改訂新版 世界大百科事典 「石炭ガス化」の意味・わかりやすい解説
石炭ガス化 (せきたんガスか)
gasification of coal
石炭を原料として燃料ガスあるいは化学工業用の合成ガス(一酸化炭素と水素を主成分とする混合ガス)あるいは水素を生産することができる。石炭をガス化するためには,(1)熱分解(乾留),(2)部分酸化,(3)水素化分解などの原理を用いるが,そのいずれを採用するかは,目的とするガスの種類による。石炭ガス化技術はすでに工業的な実績をもつものも多いが,1970年ころから,その技術開発が再開された。
石炭の熱分解
石炭の高温乾留は1000~1250℃で行われるが,この方法によって得られるガスは主として水素とメタンである。またこの場合の主目的はコークスの製造であるから,ガスの生産量はコークス需要によって決まる。
石炭の部分酸化
石炭の部分酸化反応は酸素(または空気)および水蒸気を用いて行われる。石炭の一部が燃焼することによって生ずる高温により,石炭の構造の一部分は熱分解してガス化するが,同時に生じたチャー(固形炭素)が次のような反応によってガス化する。
C+O2⇄CO2 ……(1)
C+1/2O2⇄CO ……(2)
C+CO2⇄2CO ……(3)
CO+1/2O2⇄CO2 ……(4)
C+H2O⇄CO+H2 ……(5)
CO+H2O⇄CO2+H2 ……(6)
C+2H2⇄CH4 ……(7)
H2+1/2O2⇄H2O ……(8)
反応(1)(2)(4)(6)(7)(8)はいずれも発熱反応であるのに対し,反応(3)(5)は吸熱反応であり,全体の熱収支はこれらの反応によって決まる。石炭の部分酸化反応を工業的に実施するためには次のような反応器形式がある。
(1)移動層型反応器 5~6cm径の塊炭を上部から供給し,炉の底部から水蒸気と酸素を供給する方式で,ルルギ炉の例がある。炉は25~35気圧の加圧下で操業され,600~800℃でガス化反応が行われる。石炭の灰分は炉底から抜き出される。灰分の溶融を避けるため比較的低い温度と高い水蒸気/酸素比が必要である。粘結炭の処理が困難であり,ガス中に残存するタールや油分の精製,分離が必要である。なお,この炉を高温で操業し,石炭の灰分を溶融状態で取り出す改良法も開発途上にある。

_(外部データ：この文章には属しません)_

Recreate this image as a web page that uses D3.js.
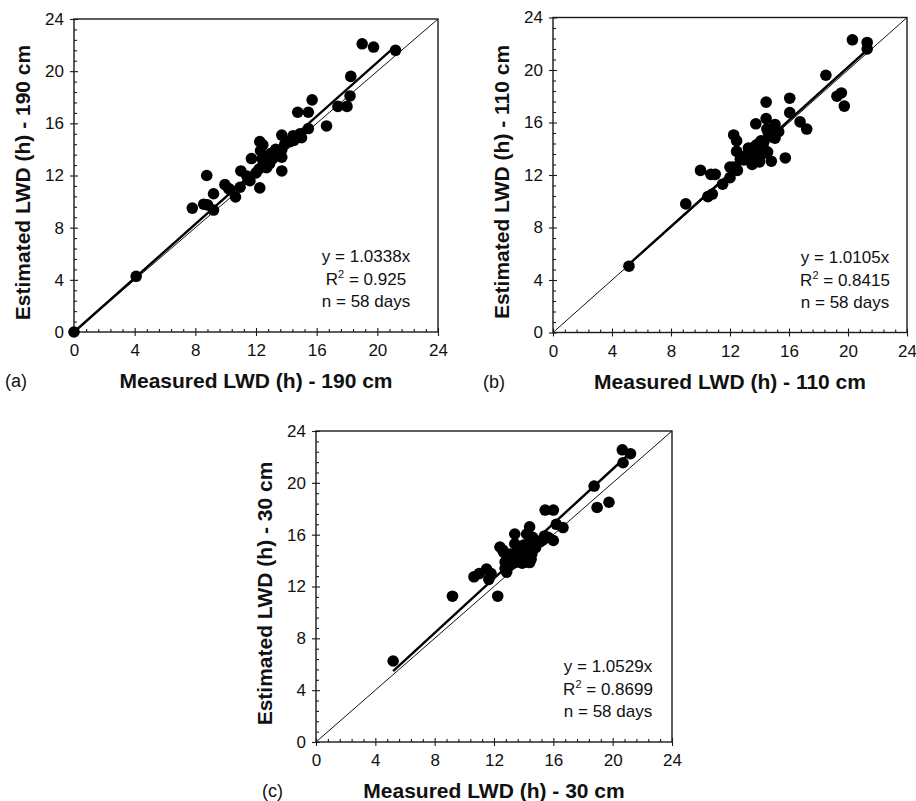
<!DOCTYPE html>
<html><head><meta charset="utf-8">
<script src="https://cdn.jsdelivr.net/npm/d3@7"></script>
<style>body{margin:0;background:#fff} svg{display:block;font-family:Arial,"Liberation Sans",sans-serif}</style>
</head><body><svg id="chart" width="916" height="801"></svg>
<script>
// ---- data ----
const majorTicks = [0, 4, 8, 12, 16, 20, 24];
const minorStep = 0.8;

const measuredA  = [0,4.1,7.8,8.55,8.75,8.8,9.2,9.2,9.95,10.3,10.65,10.95,11.0,11.4,11.6,11.7,12.25,12.25,12.45,12.3,12.45,12.6,12.8,13.1,12.4,13.7,13.7,13.7,13.7,13.9,14.25,14.45,14.7,15.0,14.75,15.45,15.45,15.7,16.65,17.4,18.0,18.2,18.25,19.0,19.75,21.2,12.9,14.1,13.3,12.0,11.5,14.9,12.7,13.5,10.2,14.5,12.2,13.0];
const estimatedA = [0,4.27,9.5,9.8,12.0,9.75,10.6,9.35,11.3,10.9,10.35,11.1,12.35,11.95,11.6,13.3,11.05,14.6,14.35,13.9,12.75,13.1,13.45,13.3,13.3,15.1,13.4,12.35,14.0,14.4,14.6,15.05,14.9,14.9,16.85,16.85,15.6,17.8,15.8,17.3,17.3,18.1,19.6,22.1,21.85,21.6,12.9,14.6,14.0,12.2,11.7,15.2,12.6,13.8,11.0,14.7,12.5,13.7];

const measuredB  = [5.15,9.0,10.0,10.7,11.0,10.5,10.8,11.5,12.0,12.0,12.25,12.5,12.25,12.45,12.45,13.25,12.95,13.5,13.75,13.8,14.05,14.0,14.3,14.45,14.45,14.5,14.55,14.8,14.85,15.05,15.05,15.3,15.75,16.05,16.05,16.75,17.2,18.5,19.25,19.55,19.75,20.3,21.3,21.3,13.5,13.8,14.1,13.3,14.2,13.9,14.6,13.1,14.9,13.6,14.3,12.7,15.0,13.95];
const estimatedB = [5.05,9.8,12.35,12.05,12.05,10.35,10.55,11.3,11.8,12.6,12.6,12.35,15.05,14.6,13.8,14.05,13.15,12.8,15.9,13.15,13.9,13.0,14.55,17.55,16.3,15.5,13.75,13.05,14.9,15.85,14.8,15.3,13.3,17.85,16.75,16.05,15.5,19.6,18.0,18.25,17.25,22.3,22.1,21.6,13.5,14.3,14.6,13.2,13.6,13.7,15.2,13.5,15.0,14.1,14.0,13.2,15.5,14.0];

const measuredC  = [5.2,9.2,10.65,11.0,11.5,11.65,12.25,12.4,12.65,12.75,12.75,12.85,13.4,13.4,13.55,13.75,13.9,14.2,14.4,14.4,14.55,14.65,15.1,15.45,16.0,15.65,16.0,16.2,16.65,18.75,18.95,19.75,20.65,21.2,20.7,13.0,13.2,13.6,14.0,13.3,14.1,13.8,14.8,13.5,14.3,12.9,13.7,14.0,15.4,14.6,13.1,13.9,14.5,12.6,15.3,14.2,13.4,11.8];
const estimatedC = [6.25,11.25,12.75,13.0,13.35,12.55,11.25,15.05,14.65,13.9,13.4,13.1,16.05,15.3,14.65,13.9,14.3,16.05,16.6,13.85,14.5,15.3,15.45,17.9,17.9,15.8,15.55,16.8,16.55,19.75,18.1,18.5,22.55,22.25,21.55,13.6,14.2,14.0,14.8,13.8,13.9,15.0,15.0,13.9,15.3,13.8,14.6,15.2,15.9,15.8,14.5,13.8,14.1,14.8,15.6,14.3,14.4,13.0];

const panelLetters = ["(a)", "(b)", "(c)"];
const depths = ["190 cm", "110 cm", "30 cm"];
const slopes = [1.0338, 1.0105, 1.0529];
const r2Labels = ["0.925", "0.8415", "0.8699"];
const nDays = [58, 58, 58];

// ---- layout ----
const boxes = [
  {l: 74,  r: 438, t: 19,  b: 332},
  {l: 553, r: 907, t: 17.5, b: 332.5},
  {l: 316, r: 672, t: 431, b: 742}
];
const letterX = [5, 483, 262];

const svg = d3.select("#chart");
const minorTicks = d3.range(0, 24.0001, minorStep).filter(v => Math.abs(v/4 - Math.round(v/4)) > 1e-6);

const datasets = [
  [measuredA, estimatedA],
  [measuredB, estimatedB],
  [measuredC, estimatedC]
];

datasets.forEach(([xs, ys], i) => {
  const box = boxes[i];
  const x = d3.scaleLinear().domain([0, 24]).range([box.l, box.r]);
  const y = d3.scaleLinear().domain([0, 24]).range([box.b, box.t]);
  const g = svg.append("g");

  // frame
  g.append("rect").attr("x", box.l).attr("y", box.t)
    .attr("width", box.r - box.l).attr("height", box.b - box.t)
    .attr("fill", "none").attr("stroke", "#1a1a1a").attr("stroke-width", 1.4);

  // x axis: outward major with labels
  const xa = g.append("g").attr("transform", `translate(0,${box.b})`)
    .call(d3.axisBottom(x).tickValues(majorTicks).tickSizeInner(4).tickSizeOuter(0).tickPadding(8).tickFormat(d3.format("d")));
  const xin = g.append("g").attr("transform", `translate(0,${box.b})`)
    .call(d3.axisBottom(x).tickValues(majorTicks).tickSizeInner(-4).tickSizeOuter(0).tickFormat(""));
  const xmin = g.append("g").attr("transform", `translate(0,${box.b})`)
    .call(d3.axisBottom(x).tickValues(minorTicks).tickSizeInner(-3).tickSizeOuter(0).tickFormat(""));

  const ya = g.append("g").attr("transform", `translate(${box.l},0)`)
    .call(d3.axisLeft(y).tickValues(majorTicks).tickSizeInner(4).tickSizeOuter(0).tickPadding(6).tickFormat(d3.format("d")));
  const yin = g.append("g").attr("transform", `translate(${box.l},0)`)
    .call(d3.axisLeft(y).tickValues(majorTicks).tickSizeInner(-4).tickSizeOuter(0).tickFormat(""));
  const ymin = g.append("g").attr("transform", `translate(${box.l},0)`)
    .call(d3.axisLeft(y).tickValues(minorTicks).tickSizeInner(-3).tickSizeOuter(0).tickFormat(""));

  [xa, xin, xmin, ya, yin, ymin].forEach(a => {
    a.select(".domain").remove();
    a.selectAll("line").attr("stroke", "#1a1a1a").attr("stroke-width", 1.1);
    a.selectAll("text").attr("font-size", 17).attr("fill", "#111")
      .attr("font-family", "Arial, 'Liberation Sans', sans-serif");
  });

  // 1:1 line
  g.append("line").attr("x1", x(0)).attr("y1", y(0)).attr("x2", x(24)).attr("y2", y(24))
    .attr("stroke", "#111").attr("stroke-width", 1);

  // regression line over data range
  const xMin = d3.min(xs), xMax = d3.max(xs);
  g.append("line").attr("x1", x(xMin)).attr("y1", y(slopes[i] * xMin))
    .attr("x2", x(xMax)).attr("y2", y(slopes[i] * xMax))
    .attr("stroke", "#000").attr("stroke-width", 2.4);

  // points
  g.append("g").selectAll("circle").data(xs.map((v, k) => [v, ys[k]])).join("circle")
    .attr("cx", d => x(d[0])).attr("cy", d => y(d[1])).attr("r", 5.8).attr("fill", "#000");

  // annotation
  const ax = box.l + 292;
  const ann = g.append("g").attr("font-size", 17).attr("fill", "#111").attr("text-anchor", "middle");
  ann.append("text").attr("x", ax).attr("y", box.b - 70).text(`y = ${slopes[i].toFixed(4)}x`);
  const r2 = ann.append("text").attr("x", ax).attr("y", box.b - 47);
  r2.append("tspan").text("R");
  r2.append("tspan").attr("dy", -7).attr("font-size", 11).text("2");
  r2.append("tspan").attr("dy", 7).text(` = ${r2Labels[i]}`);
  ann.append("text").attr("x", ax).attr("y", box.b - 25).text(`n = ${nDays[i]} days`);

  // axis titles
  g.append("text").attr("x", (box.l + box.r) / 2).attr("y", box.b + 56)
    .attr("text-anchor", "middle").attr("font-size", 21).attr("font-weight", "bold").attr("fill", "#111")
    .text(`Measured LWD (h) - ${depths[i]}`);
  const cy = (box.t + box.b) / 2 + 7;
  g.append("text").attr("transform", `translate(${box.l - 44},${cy}) rotate(-90)`)
    .attr("text-anchor", "middle").attr("font-size", 21).attr("font-weight", "bold").attr("fill", "#111")
    .text(`Estimated LWD (h) - ${depths[i]}`);

  // panel letter
  g.append("text").attr("x", letterX[i]).attr("y", box.b + 55)
    .attr("font-size", 18).attr("fill", "#111").text(panelLetters[i]);
});
</script></body></html>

(2)気流層型反応器 200メッシュ程度に微粉砕した石炭を水蒸気,酸素とともに炉内に噴射してガス化を行うもので,コッパース=トチェク炉の例がある。常圧下に1400℃くらいの高温で操業される。原料として使える石炭の範囲が広い(灰分含有量,灰分融点,粘結性,熱膨張性など)利点があるが,熱効率や反応器材質上の問題がある。この方法を加圧方式に改良する試みが行われている。
(3)流動層型反応器 5mm径前後の石炭粒子を常圧下,約1000℃でガス化する方式で,ウィンクラー炉の例がある。温度制御が良好であり,生成ガス中にタールなど不純物が少ない利点があるが,歴青炭,無煙炭は原料として使いにくく,炭素効率(ガス化収率)が低い欠点がある。また大型化に技術的困難がありそうである。
石炭の水素化分解
石炭の水素化分解によるガス化は,ハイガス法,ハイドレーン法などがアメリカで研究されたが,まだ実用化の見通しは得られていない。
サンシャイン計画におけるガス化研究
日本では通産省のサンシャイン計画の一環として,高カロリーガスの生産を目標とするハイブリッド法および低カロリーガスの生産を目的とする流動層ガス化技術がそれぞれパイロットプラント研究の段階にある。前者は石炭粉末を重質油によってスラリー化し,酸素と水蒸気でガス化する方法である。重質油の分解によって生ずる炭化水素によって生成ガスは大きな発熱量をもち,都市ガスなどパイプラインガスとしての適性が高い。後者は複合サイクル発電用のガスの生産を目ざしている(なお,1993年度よりサンシャイン計画,ムーンライト計画,地球環境に関する技術開発制度を統合したニューサンシャイン計画が発足した)。